But Mr Di’Iasio admits that while the impact of Covid-19 has been profound on the teaching profession, it is the hidden trauma that has affected students which creates the greatest concern.
He told The Yorkshire Post that from a teenager’s perspective, the coronavirus pandemic “has been centred around anxiety, and loneliness because they’ve been in all on their own”, adding: “It’s been a major trauma for them.”
With months of disrupted learning caused by the repeated lockdowns, the arrival of the new academic year has presented new challenges with the return to classrooms full-time.
Mr Di’Iasio, who is the headteacher of the “truly comprehensive” Wales High School, near Rotherham, is also the vice-president of the Association of School and College Leaders (ASCL), and has been tasked with attempting to improve education for students and teachers across the country.
Between the lockdowns, the wave of pings from the NHS app meaning staff and pupils alike have had to self-isolate and classroom bubbles bursting with pupils displaying signs of Covid-19, students have missed months of face-to-face tuition with their teachers and peers since March last year.
Meanwhile, educators have had to adapt to a hybrid way of working, combining virtual lessons with some in-person time for the children of key-workers.
More recently, teachers have had to ensure that pupils who are forced to stay home by the virus still have access to resources and lessons while their classmates continue with maths, English and history in classrooms.
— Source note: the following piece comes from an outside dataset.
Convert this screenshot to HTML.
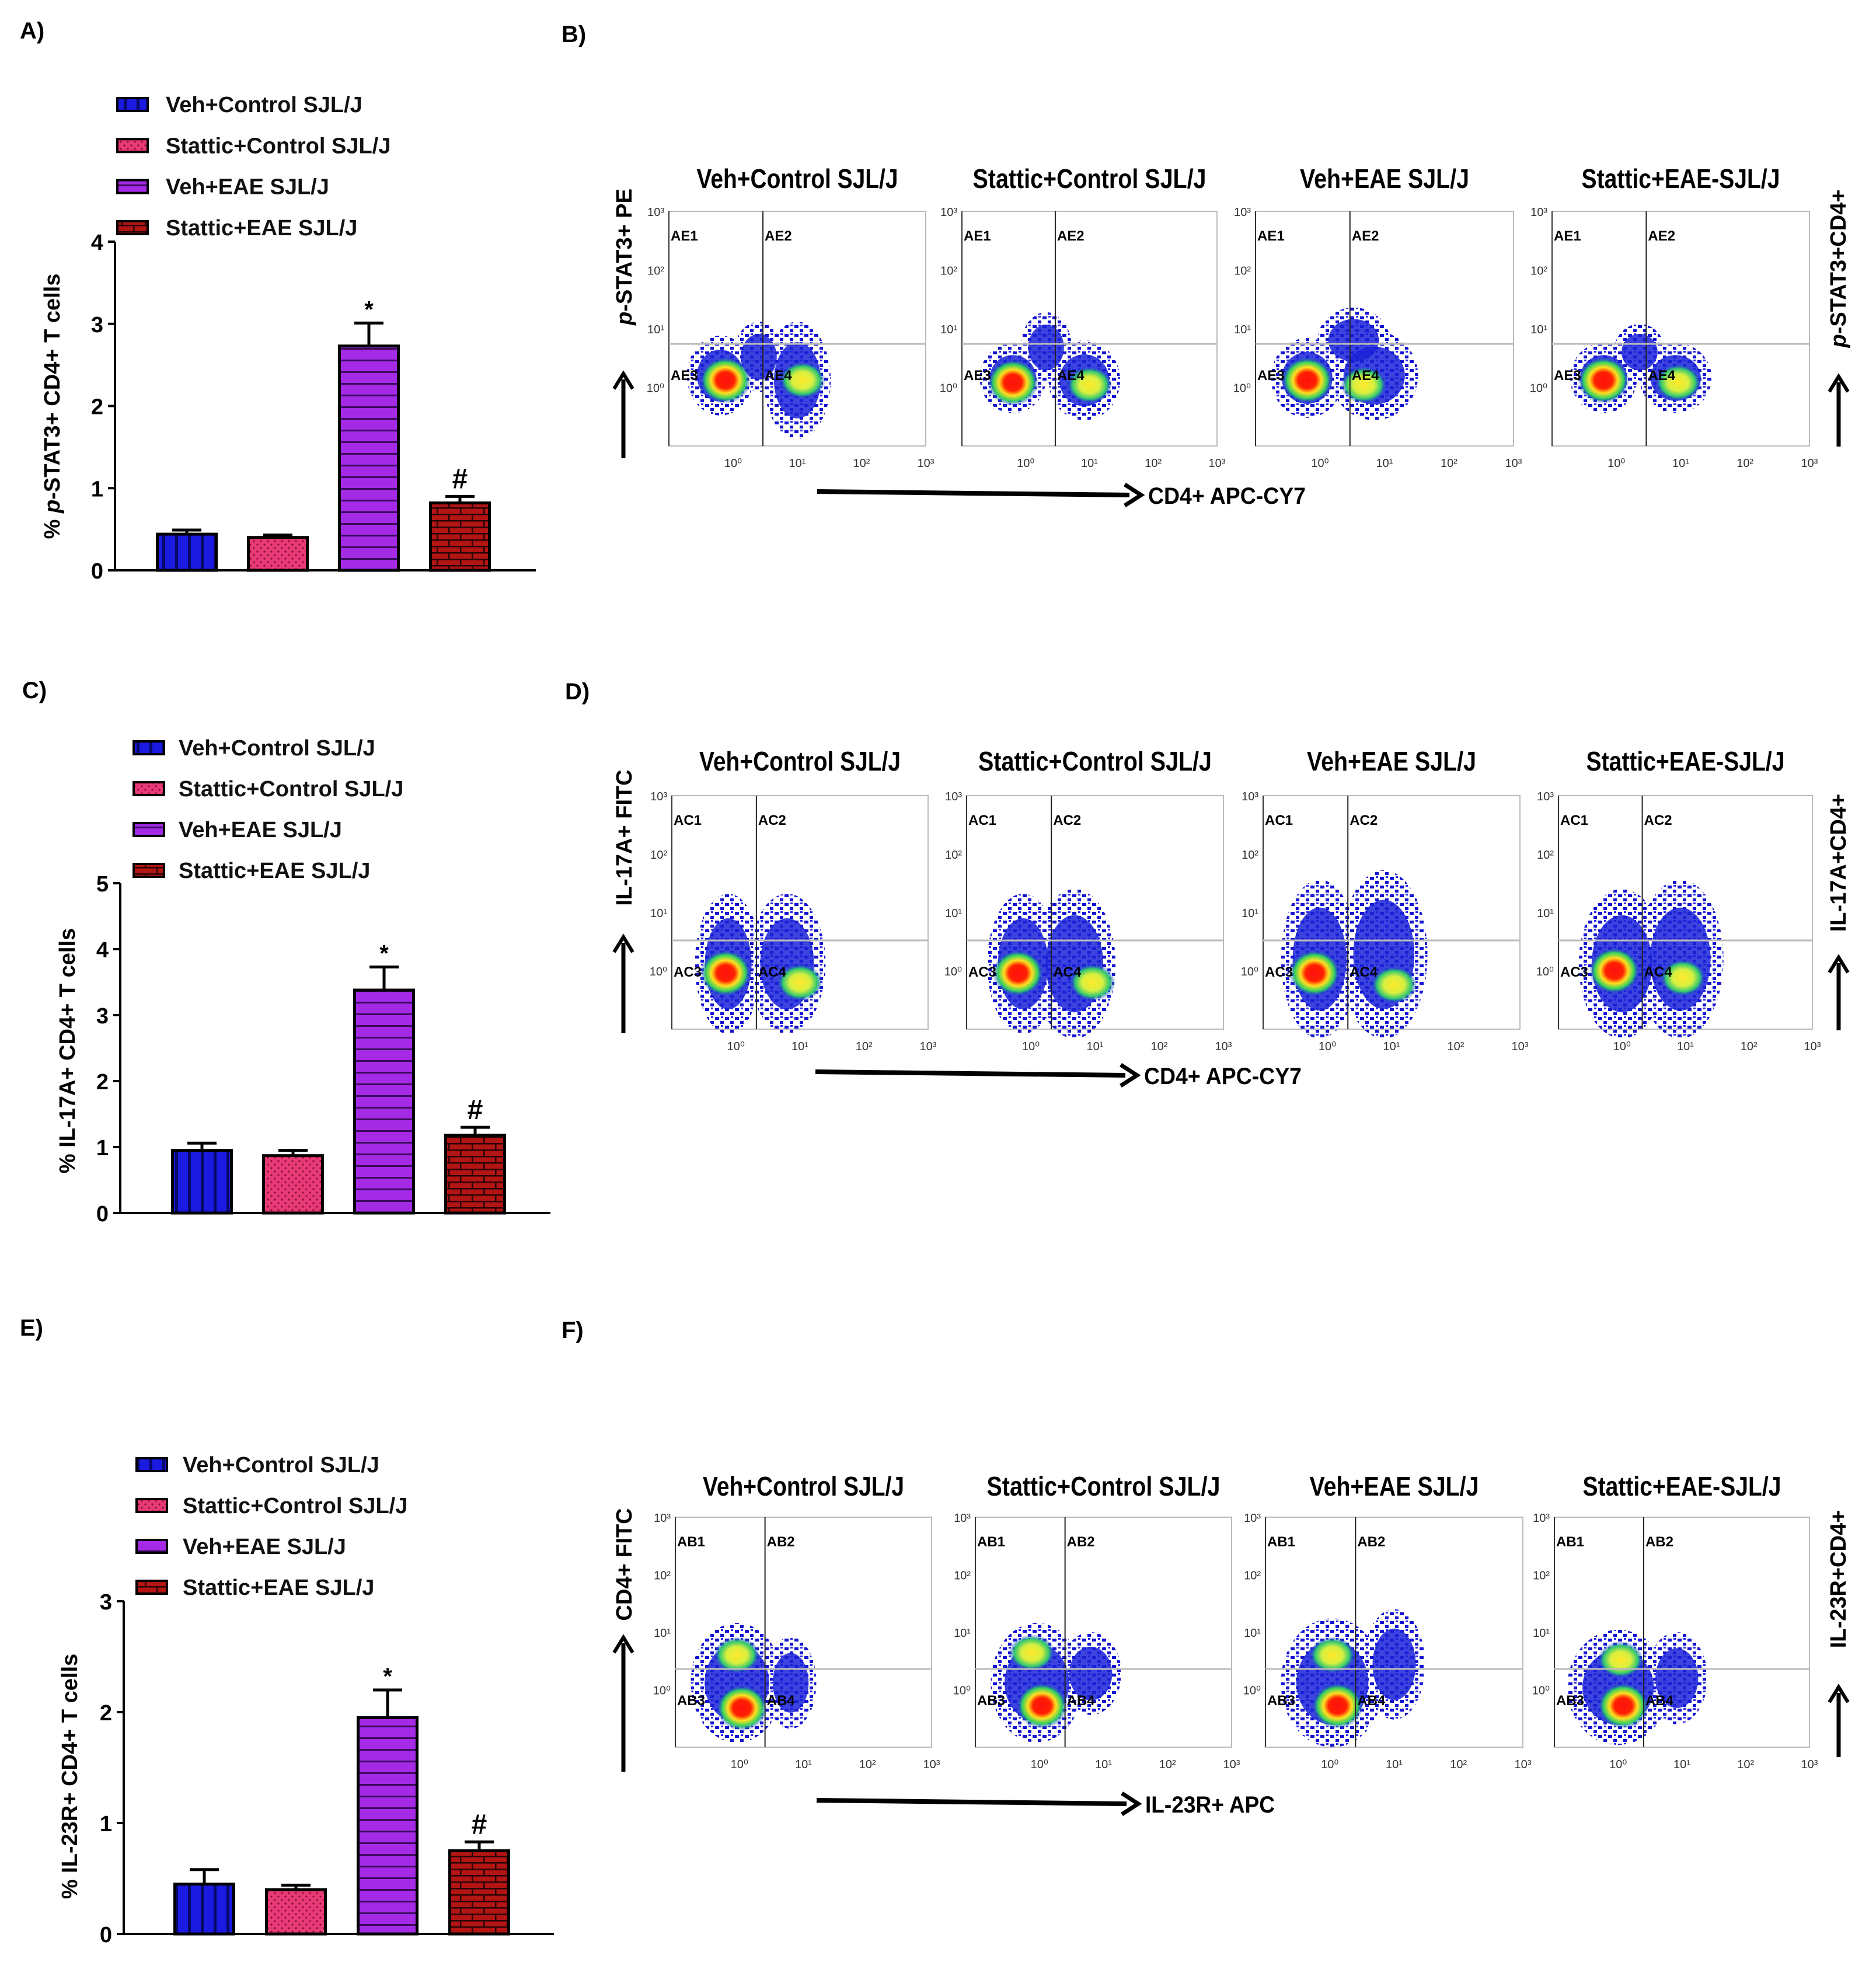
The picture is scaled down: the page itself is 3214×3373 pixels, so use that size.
<!DOCTYPE html>
<html><head><meta charset="utf-8"><style>
html,body{margin:0;padding:0;background:#fff}
svg{display:block}
text{font-family:"Liberation Sans",Arial,sans-serif}
</style></head><body>
<svg id="fig" width="3214" height="3373" viewBox="0 0 3214 3373" xmlns="http://www.w3.org/2000/svg">
<defs>
 <pattern id="pBlue" width="22" height="10" patternUnits="userSpaceOnUse"><rect width="22" height="10" fill="#1a1ae0"/><rect x="14" width="5" height="10" fill="#08086a"/></pattern>
 <pattern id="pPink" width="12" height="12" patternUnits="userSpaceOnUse"><rect width="12" height="12" fill="#e83a78"/><circle cx="3" cy="3" r="1.6" fill="#8a1030"/><circle cx="9" cy="9" r="1.6" fill="#8a1030"/></pattern>
 <pattern id="pPurple" width="10" height="20" patternUnits="userSpaceOnUse"><rect width="10" height="20" fill="#a52ae6"/><rect y="16" width="10" height="3" fill="#3a0a5a"/></pattern>
 <pattern id="pBrick" width="40" height="22" patternUnits="userSpaceOnUse"><rect width="40" height="22" fill="#b31414"/><rect y="0" width="40" height="2.5" fill="#2a0505"/><rect y="11" width="40" height="2.5" fill="#2a0505"/><rect x="8" y="0" width="2.5" height="11" fill="#2a0505"/><rect x="28" y="11" width="2.5" height="11" fill="#2a0505"/></pattern>
 <pattern id="pDots" width="17" height="15" patternUnits="userSpaceOnUse"><rect x="1" y="2" width="7" height="5" fill="#1414d0"/><rect x="10" y="9" width="6" height="5" fill="#1414d0"/><rect x="11" y="1" width="4" height="3" fill="#2a2ae8"/></pattern>
 <radialGradient id="gCore"><stop offset="0" stop-color="#ff1010"/><stop offset="0.35" stop-color="#ff2000"/><stop offset="0.55" stop-color="#ffe020"/><stop offset="0.78" stop-color="#30d060"/><stop offset="1" stop-color="#1a2ae0" stop-opacity="0"/></radialGradient>
 <radialGradient id="gYel"><stop offset="0" stop-color="#ffe82a"/><stop offset="0.45" stop-color="#d8f040"/><stop offset="0.75" stop-color="#30c870"/><stop offset="1" stop-color="#1a2ae0" stop-opacity="0"/></radialGradient>
</defs>
<g id="root"></g>
</svg>
<script>
// ---------------- Bar chart data ----------------
const groups = ["Veh+Control SJL/J","Stattic+Control SJL/J","Veh+EAE SJL/J","Stattic+EAE SJL/J"];
const valuesA = [0.44, 0.40, 2.73, 0.82];
const errorsA = [0.05, 0.03, 0.28, 0.08];
const ticksA = [0,1,2,3,4];
const valuesC = [0.95, 0.87, 3.38, 1.18];
const errorsC = [0.11, 0.08, 0.35, 0.12];
const ticksC = [0,1,2,3,4,5];
const valuesE = [0.45, 0.40, 1.95, 0.75];
const errorsE = [0.13, 0.04, 0.25, 0.08];
const ticksE = [0,1,2,3];
const marksA = ["","","*","#"];
const marksC = ["","","*","#"];
const marksE = ["","","*","#"];
// ---------------- Flow cytometry cluster data (fractions of plot box) ----------------
// each: [fx, fy, rx, ry]
const spreadB = [[[0.20,0.70,0.13,0.17],[0.50,0.72,0.13,0.25],[0.35,0.62,0.10,0.15]],[[0.20,0.71,0.13,0.15],[0.48,0.72,0.14,0.17],[0.33,0.58,0.10,0.15]],[[0.20,0.71,0.14,0.17],[0.46,0.70,0.17,0.19],[0.38,0.55,0.14,0.14]],[[0.20,0.71,0.13,0.15],[0.48,0.71,0.14,0.15],[0.34,0.60,0.10,0.12]]];
const coreB = [[0.22,0.72],[0.20,0.73],[0.20,0.72],[0.20,0.72]];
const yelB = [[0.52,0.72],[0.50,0.74],[0.42,0.74],[0.49,0.73]];
const spreadD = [[[0.22,0.72,0.13,0.30],[0.45,0.72,0.15,0.30]],[[0.22,0.72,0.14,0.30],[0.42,0.72,0.16,0.32]],[[0.22,0.70,0.15,0.34],[0.47,0.68,0.17,0.36]],[[0.25,0.72,0.17,0.32],[0.48,0.70,0.17,0.34]]];
const coreD = [[0.21,0.76],[0.20,0.76],[0.20,0.76],[0.22,0.75]];
const yelD = [[0.50,0.80],[0.49,0.80],[0.51,0.81],[0.49,0.78]];
const spreadF = [[[0.24,0.72,0.18,0.26],[0.45,0.72,0.10,0.20]],[[0.24,0.72,0.18,0.26],[0.45,0.68,0.12,0.18]],[[0.26,0.72,0.20,0.28],[0.50,0.64,0.12,0.24]],[[0.25,0.74,0.20,0.25],[0.48,0.70,0.12,0.20]]];
const coreF = [[0.26,0.83],[0.26,0.82],[0.28,0.82],[0.27,0.82]];
const yelF = [[0.24,0.60],[0.22,0.59],[0.26,0.60],[0.26,0.62]];
const titles = ["Veh+Control SJL/J","Stattic+Control SJL/J","Veh+EAE SJL/J","Stattic+EAE-SJL/J"];
const xTickLbl = ["10\u2070","10\u00b9","10\u00b2","10\u00b3"];
const yTickLbl = ["10\u00b3","10\u00b2","10\u00b9","10\u2070"];

const NS="http://www.w3.org/2000/svg";
const root=document.getElementById('root');
function mk(tag,attrs,parent,txt){const e=document.createElementNS(NS,tag);for(const k in attrs)e.setAttribute(k,attrs[k]);if(txt!==undefined)e.textContent=txt;(parent||root).appendChild(e);return e;}

function panelLetter(t,x,y){
 const e=mk('text',{x:x,y:y,'font-size':40,'font-weight':'bold'},root,t);
 
 
}
panelLetter('A)',34,66);panelLetter('B)',962,72);
panelLetter('C)',38,1196);panelLetter('D)',968,1198);
panelLetter('E)',34,2288);panelLetter('F)',962,2292);

const fills=["url(#pBlue)","url(#pPink)","url(#pPurple)","url(#pBrick)"];
function barChart(cfg,vals,errs,ticks,marks){
 const g=mk('g',{});
 
 
 const ymax=ticks[ticks.length-1];
 const Y=v=>cfg.y0-(v/ymax)*(cfg.y0-cfg.yTop);
 // legend
 groups.forEach((gname,i)=>{
  const lg=mk('g',{},g);
  
  
  const cy=cfg.legRows[0]+i*cfg.legStep;
  mk('rect',{x:cfg.legX,y:cy-11,width:52,height:22,fill:fills[i],stroke:'#000','stroke-width':4},lg);
  mk('text',{x:cfg.legTX,y:cy+13,'font-size':38,'font-weight':'bold',fill:'#111'},lg,gname);
 });
 // axes
 const ax=mk('line',{x1:cfg.ax,y1:cfg.yTop,x2:cfg.ax,y2:cfg.y0,stroke:'#000','stroke-width':4},g);
 
 
 const xa=mk('line',{x1:cfg.ax,y1:cfg.y0,x2:cfg.xEnd,y2:cfg.y0,stroke:'#000','stroke-width':4},g);
 
 
 ticks.forEach(t=>{
  mk('line',{x1:cfg.ax-12,y1:Y(t),x2:cfg.ax,y2:Y(t),stroke:'#000','stroke-width':4},g);
  const tl=mk('text',{x:cfg.ax-20,y:Y(t)+14,'font-size':38,'font-weight':'bold','text-anchor':'end'},g,String(t));
  
  
 });
 const lab=mk('text',{x:0,y:0,'font-size':38,'font-weight':'bold','text-anchor':'middle',transform:`translate(${cfg.labX},${cfg.labY}) rotate(-90)`},g);
 
 
 lab.innerHTML=cfg.label;
 const bw=101;
 vals.forEach((v,i)=>{
  const cx=cfg.c0+i*cfg.step;
  const top=Y(v), etop=Y(v+errs[i]);
  mk('line',{x1:cx,y1:top,x2:cx,y2:etop,stroke:'#000','stroke-width':5},g);
  mk('line',{x1:cx-25,y1:etop,x2:cx+25,y2:etop,stroke:'#000','stroke-width':5},g);
  const b=mk('rect',{x:cx-bw/2,y:top,width:bw,height:cfg.y0-top,fill:fills[i],stroke:'#000','stroke-width':5},g);
  
  
  if(marks[i]){
   const m=mk('text',{x:cx,y:etop-(marks[i]=='*'?10:14),'font-size':marks[i]=='*'?40:48,'font-weight':'bold','text-anchor':'middle'},g,marks[i]);
   
   
  }
 });
}
barChart({name:'chart-a',ax:197,y0:977,yTop:414,xEnd:918,c0:320,step:156,legX:201,legTX:284,legRows:[179],legStep:70.3,labX:102,labY:696,label:'% <tspan font-style="italic">p</tspan>-STAT3+ CD4+ T cells'},valuesA,errorsA,ticksA,marksA);
barChart({name:'chart-c',ax:206,y0:2078,yTop:1513,xEnd:943,c0:346,step:156,legX:229,legTX:306,legRows:[1281],legStep:70,labX:128,labY:1800,label:'% IL-17A+ CD4+ T cells'},valuesC,errorsC,ticksC,marksC);
barChart({name:'chart-e',ax:212,y0:3313,yTop:2743,xEnd:949,c0:350,step:157,legX:234,legTX:313,legRows:[2509],legStep:70,labX:132,labY:3043,label:'% IL-23R+ CD4+ T cells'},valuesE,errorsE,ticksE,marksE);

// ---------------- Flow plots ----------------
function flowRow(cfg,spreads,cores,yels){
 const g=mk('g',{});
 
 
 cfg.boxes.forEach((bx,i)=>{
  const [x0,x1]=bx, y0=cfg.y0, y1=cfg.y1, w=x1-x0, h=y1-y0;
  const pg=mk('g',{},g);
  
  
  const t=mk('text',{x:(x0+x1)/2,y:cfg.titleY,'font-size':46,'font-weight':'bold','text-anchor':'middle',textLength:(i==1?400:(i==0?345:(i==2?290:340))),lengthAdjust:'spacingAndGlyphs'},pg,titles[i]);
  
  
  mk('rect',{x:x0,y:y0,width:w,height:h,fill:'#fff',stroke:'#bbb','stroke-width':2},pg);
  mk('line',{x1:x0,y1:y0,x2:x0,y2:y1,stroke:'#333','stroke-width':2},pg);
  const fx=X=>x0+X*w, fy=Y=>y0+Y*h;
  spreads[i].forEach(s=>{mk('ellipse',{cx:fx(s[0]),cy:fy(s[1]),rx:s[2]*w,ry:s[3]*h,fill:'url(#pDots)'},pg);});
  spreads[i].forEach(s=>{mk('ellipse',{cx:fx(s[0]),cy:fy(s[1]),rx:s[2]*w*0.7,ry:s[3]*h*0.65,fill:'#1a22d8',opacity:0.85},pg);});
  const y=yels[i];
  mk('ellipse',{cx:fx(y[0]),cy:fy(y[1]),rx:0.09*w,ry:0.08*h,fill:'url(#gYel)'},pg);
  const c=cores[i];
  mk('ellipse',{cx:fx(c[0]),cy:fy(c[1]),rx:0.10*w,ry:0.10*h,fill:'url(#gCore)'},pg);
  // gates
  mk('line',{x1:fx(cfg.gx),y1:y0,x2:fx(cfg.gx),y2:y1,stroke:'#222','stroke-width':2},pg);
  mk('line',{x1:x0,y1:fy(cfg.gy),x2:x1,y2:fy(cfg.gy),stroke:'#bbb','stroke-width':3},pg);
  const p=cfg.prefix;
  mk('text',{x:x0+3,y:y0+50,'font-size':24,'font-weight':'bold'},pg,p+'1');
  mk('text',{x:fx(cfg.gx)+3,y:y0+50,'font-size':24,'font-weight':'bold'},pg,p+'2');
  mk('text',{x:x0+3,y:fy(cfg.gy)+62,'font-size':24,'font-weight':'bold'},pg,p+'3');
  mk('text',{x:fx(cfg.gx)+3,y:fy(cfg.gy)+62,'font-size':24,'font-weight':'bold'},pg,p+'4');
  xTickLbl.forEach((l,k)=>{mk('text',{x:fx(0.25*(k+1)),y:y1+36,'font-size':20,'text-anchor':'middle',fill:'#333'},pg,l);});
  yTickLbl.forEach((l,k)=>{mk('text',{x:x0-8,y:fy(0.25*k)+8,'font-size':20,'text-anchor':'end',fill:'#333'},pg,l);});
 });
 // x arrow
 const xa=mk('g',{},g);
 
 
 mk('line',{x1:cfg.arX0,y1:cfg.arY-6,x2:cfg.arX1-20,y2:cfg.arY,stroke:'#000','stroke-width':8},xa);
 mk('polyline',{points:`${cfg.arX1-28},${cfg.arY-18} ${cfg.arX1},${cfg.arY} ${cfg.arX1-28},${cfg.arY+18}`,fill:'none',stroke:'#000','stroke-width':7},xa);
 const xl=mk('text',{x:cfg.arX1+12,y:cfg.arY+15,'font-size':40,'font-weight':'bold',textLength:cfg.xLabW,lengthAdjust:'spacingAndGlyphs'},g,cfg.xLab);
 
 
 // left arrow + label
 mk('line',{x1:1068,y1:cfg.lArB,x2:1068,y2:cfg.lArT+10,stroke:'#000','stroke-width':7},g);
 mk('polyline',{points:`1052,${cfg.lArT+26} 1068,${cfg.lArT} 1084,${cfg.lArT+26}`,fill:'none',stroke:'#000','stroke-width':6},g);
 const yl=mk('text',{x:0,y:0,'font-size':38,'font-weight':'bold','text-anchor':'middle',transform:`translate(1082,${cfg.lLabY}) rotate(-90)`},g);
 yl.innerHTML=cfg.yLab;
 
 
 // right arrow + label
 mk('line',{x1:3150,y1:cfg.rArB,x2:3150,y2:cfg.rArT+10,stroke:'#000','stroke-width':7},g);
 mk('polyline',{points:`3134,${cfg.rArT+26} 3150,${cfg.rArT} 3166,${cfg.rArT+26}`,fill:'none',stroke:'#000','stroke-width':6},g);
 const rl=mk('text',{x:0,y:0,'font-size':38,'font-weight':'bold','text-anchor':'middle',transform:`translate(3162,${cfg.rLabY}) rotate(-90)`},g);
 rl.innerHTML=cfg.rLab;
 
 
}
flowRow({name:'flow-row-b',prefix:'AE',boxes:[[1146,1586],[1648,2085],[2151,2593],[2659,3100]],y0:362,y1:764,gx:0.366,gy:0.565,titleY:322,
 arX0:1400,arX1:1955,arY:848,xLab:'CD4+ APC-CY7',xLabW:270,lLabY:440,lArT:640,lArB:785,yLab:'<tspan font-style="italic">p</tspan>-STAT3+ PE',
 rLabY:460,rArT:645,rArB:765,rLab:'<tspan font-style="italic">p</tspan>-STAT3+CD4+'},spreadB,coreB,yelB);
flowRow({name:'flow-row-d',prefix:'AC',boxes:[[1151,1590],[1656,2096],[2164,2604],[2670,3105]],y0:1363,y1:1763,gx:0.33,gy:0.62,titleY:1320,
 arX0:1397,arX1:1948,arY:1842,xLab:'CD4+ APC-CY7',xLabW:270,lLabY:1435,lArT:1605,lArB:1770,yLab:'IL-17A+ FITC',
 rLabY:1478,rArT:1640,rArB:1765,rLab:'IL-17A+CD4+'},spreadD,coreD,yelD);
flowRow({name:'flow-row-f',prefix:'AB',boxes:[[1157,1596],[1671,2110],[2168,2609],[2663,3100]],y0:2599,y1:2993,gx:0.35,gy:0.66,titleY:2562,
 arX0:1399,arX1:1950,arY:3090,xLab:'IL-23R+ APC',xLabW:222,lLabY:2680,lArT:2805,lArB:3035,yLab:'CD4+ FITC',
 rLabY:2705,rArT:2890,rArB:3010,rLab:'IL-23R+CD4+'},spreadF,coreF,yelF);
</script>
</body></html>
When Mr Di’Iasio spoke to The Yorkshire Post earlier this week, he revealed that he had about 60 students and “half a dozen” staff remaining at home having tested positive for Covid-19.
“It’s the most we’ve ever had off,” he says. “There are more students off now with Covid than there ever were at the return to schools during lockdown. We are still living with Covid and having to manage Covid.”
When asked if he is worried about the numbers peaking as life seemingly returns to some degree of normality, he adds: “It concerns me in that I wouldn’t want any child to be poorly in any way shape or form.
“I’m reassured by the data from the scientists that told me that students don’t suffer too adversely. But inevitably there are some people that get hit harder by Covid than others.
“What you want is the school to be healthy, to be part of a community that is looking after each other looking forward and not worried about who’s going to get Covid next.”
Despite the continued absences, Mr Di’Iasio believes his pupils are “really happy to be back” because they have had “enough of being isolated, and just wanted to be back and gain some sense of normality and all that goes with school”.
He adds: “I think we’re all, we’re all conscious that we want to keep grandma safe or be safe within our own family or community so we’re all following all of the protocols we should be. But I think what we’d really like to have is to have Covid behind us, clearly it’s not yet.
“I heard a quote from one of our sixth formers last week that the pandemic for them has been centred around anxiety, and loneliness because they’ve been in all on their own.
“So they haven’t worried about Covid necessarily, but they have worried about being isolated and being alone. That’s been a major trauma for them in the past 18 months.”
Mr Di’Iasio has spent the past two weeks splitting his time between his school and political party conferences in his role with the ASCL - the second part of his job being a reflection of a long-held desire to try and “make a difference”.
Following the departure of the controversial Gavin Williamson as Education Secretary and the appointment of Nadhim Zahawi, Mr Di’Iasio sees the opportunity for the new incumbent to look at new policies.
With rumours that an early election could be called in 2023, he admits those policies are “probably going to need to land quite quickly and be pre-formed”.
Mr Di’Iasio says: “We’ve been really anxious to make sure that we share our schools’ blueprint with them so we’ve got a blueprint which has got a number of policies that we think are appropriate to help improve schools.
“Our schools need some certainty in the coming months and years, and we wanted to make sure we share that with the new team.”
With the challenge of his dual roles, Mr Di’Iasio maintains that his desire to help emerged from his childhood.
“I think ever since I was young, I’ve always wanted to have some sort of responsibility,” he says. “When I was playing sport I would want to be the captain of the team and try and influence strategy. I’m intrigued and excited by it, by being able to make a difference.”
And he is confident he can marry the demands of the political sphere with his work dedicated to the classroom.
He adds: “The students are brilliant. They’re like the most exciting and interesting part of the job. All the policy changes, they’re what I have to get involved with as a headteacher, but they’re not the fun bits. They’re not the interesting bits at all to be honest.”
Yorkshire has been at the heart of Pepe Di’Iasio’s time in teaching.
He began his career in education in Doncaster before moving as a deputy headteacher to a secondary school in Sheffield.
He has also worked as an executive headteacher for two high schools and more recently has been the assistant director of education for Rotherham Borough Council. His current role as the headteacher at Wales High School in Rotherham means he is overseeing the education for pupils aged between 11 and 19.
Mr Di’Iasio was formerly the chairman of the equality, inclusion and ethics committee for the Association of School and College Leaders. He will become the organisation’s president for 2021-22.